Pour aborder l’oeuvre d’Ingres sous d’autres latitudes, voici un roman et un recueil d’écrits de l’artiste parus en 2006.

- « Caroline
et Monsieur Ingres » - (Le Cri)
Caroline et Monsieur Ingres par Gaston COMPERE, Le Cri.
– Caroline Murat est la sœur de Napoléon. En 1814, Ingres fut appelé à la cour de Naples pour faire le portrait de cette femme à la personnalité affirmée, entière. C’est cette personnalité que le peintre a su retranscrire dans son œuvre, après avoir passé du temps en compagnie de son modèle. Dans cet ouvrage, l’auteur Gaston Compère fait vivre cette rencontre, réinvente les déambulations des deux êtres, des pentes du Vésuve aux rues de Paris. Pour cela, il a choisi deux narrateurs, deux regards : Henri Mazois, ami du peintre, puis Ingres en personne. Délicate, cette histoire inventée renvoie subtilement à l’intime et au processus de création d’Ingres.

- « Ecrits et propos
sur l’art - (Hermann)
Ecrits et propos sur l’art par Jean Auguste Dominique INGRES, Hermann.
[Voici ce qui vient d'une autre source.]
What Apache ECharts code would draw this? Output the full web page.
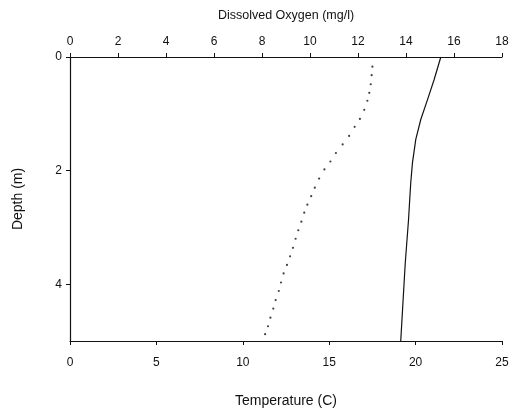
<!DOCTYPE html>
<html>
<head>
<meta charset="utf-8">
<script src="https://cdn.jsdelivr.net/npm/echarts@6/dist/echarts.min.js"></script>
<style>
  html, body { margin: 0; padding: 0; background: #fff; }
  #chart { width: 513px; height: 413px; }
</style>
</head>
<body>
<div id="chart"></div>
<script>
// Dissolved oxygen profile (mg/l) against depth (m)
const oxygenDepth = [0.17, 0.32, 0.48, 0.63, 0.77, 0.93, 1.09, 1.23, 1.39, 1.54, 1.69, 1.84, 1.98, 2.14, 2.30, 2.45, 2.60, 2.74, 2.90, 3.05, 3.20, 3.36, 3.51, 3.66, 3.81, 3.97, 4.12, 4.28, 4.43, 4.59, 4.74, 4.88];
const oxygenValue = [12.60, 12.57, 12.53, 12.47, 12.39, 12.26, 12.08, 11.86, 11.63, 11.36, 11.08, 10.85, 10.60, 10.38, 10.20, 10.05, 9.89, 9.76, 9.64, 9.51, 9.40, 9.29, 9.17, 9.04, 8.90, 8.79, 8.70, 8.57, 8.47, 8.35, 8.25, 8.13];

// Water temperature profile (C) against depth (m)
const tempDepth = [0, 0.40, 0.75, 1.10, 1.45, 1.86, 2.21, 2.51, 2.87, 3.63, 5.0];
const tempValue = [21.46, 21.07, 20.69, 20.30, 20.01, 19.82, 19.72, 19.66, 19.59, 19.40, 19.14];

const font = 'Liberation Sans, Arial, sans-serif';
const ink = '#111';

const chart = echarts.init(document.getElementById('chart'));

const axisCommon = {
  axisLine: { show: true, onZero: false, lineStyle: { color: ink, width: 1 } },
  axisTick: { show: true, inside: false, length: 4, lineStyle: { color: ink } },
  splitLine: { show: false },
  axisLabel: { color: ink, fontFamily: font, fontSize: 12 },
  nameTextStyle: { color: ink, fontFamily: font }
};

chart.setOption({
  animation: false,
  backgroundColor: '#fff',
  grid: { left: 70, right: 11, top: 57, bottom: 69, show: false },
  xAxis: [
    Object.assign({}, axisCommon, {
      type: 'value', position: 'bottom', min: 0, max: 25, interval: 5,
      name: 'Temperature (C)', nameLocation: 'middle', nameGap: 53,
      nameTextStyle: { color: ink, fontFamily: font, fontSize: 14 },
      axisLabel: Object.assign({}, axisCommon.axisLabel, { margin: 16 })
    }),
    Object.assign({}, axisCommon, {
      type: 'value', position: 'top', min: 0, max: 18, interval: 2,
      name: 'Dissolved Oxygen (mg/l)', nameLocation: 'middle', nameGap: 35,
      nameTextStyle: { color: ink, fontFamily: font, fontSize: 12.5 },
      axisLabel: Object.assign({}, axisCommon.axisLabel, { margin: 9 })
    })
  ],
  yAxis: [
    Object.assign({}, axisCommon, {
      type: 'value', inverse: true, min: 0, max: 5, interval: 2,
      name: 'Depth (m)', nameLocation: 'middle', nameGap: 45,
      nameTextStyle: { color: ink, fontFamily: font, fontSize: 14 },
      axisLabel: Object.assign({}, axisCommon.axisLabel, { showMaxLabel: false, margin: 8 })
    }),
    {
      type: 'value', inverse: true, min: 0, max: 5, position: 'right',
      axisLine: { show: true, lineStyle: { color: ink, width: 1.2 } },
      axisTick: { show: false }, axisLabel: { show: false }, splitLine: { show: false }
    }
  ],
  series: [
    {
      name: 'Dissolved Oxygen',
      type: 'scatter',
      xAxisIndex: 1, yAxisIndex: 0,
      symbol: 'circle', symbolSize: 2.2,
      itemStyle: { color: ink },
      data: oxygenValue.map((v, i) => [v, oxygenDepth[i]])
    },
    {
      name: 'Temperature',
      type: 'line',
      xAxisIndex: 0, yAxisIndex: 0,
      smooth: false, showSymbol: false,
      lineStyle: { color: ink, width: 1.2 },
      data: tempValue.map((v, i) => [v, tempDepth[i]])
    }
  ]
});
</script>
</body>
</html>
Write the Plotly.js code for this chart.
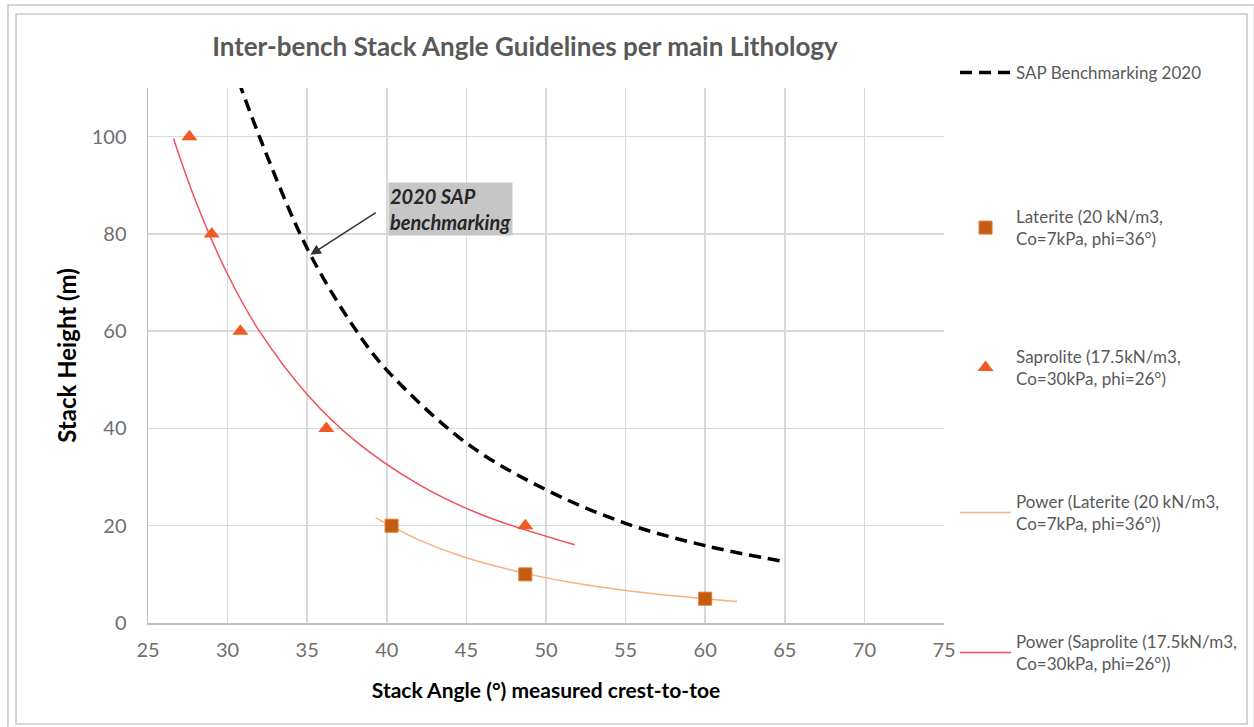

-Ces écrits sont de précieux outils pour comprendre et envisager l’œuvre d’Ingres dans toute sa dynamique moderne comme il l’avoue dans la Lettre à Jean Forestier « Oui, l’art aurait bien besoin qu’on le réforme et je voudrais bien être ce révolutionnaire-là. Mais, patience, je ferai des pieds et des dents, que cela sera peut être un jour et j’y mets toute mon ambition » [1]. Il est toujours émouvant de pouvoir lire les mots d’un artiste, véritables sésames de la forme plastique. Un glossaire apporte un éclairage bienvenu pour saisir les détails du propos.
[1] *Lettre à Jean Forestier Rome, 23 novembre 1806, citée par H. Lapauze, « Le Roman d’amour de M. Ingres », Paris, 1910.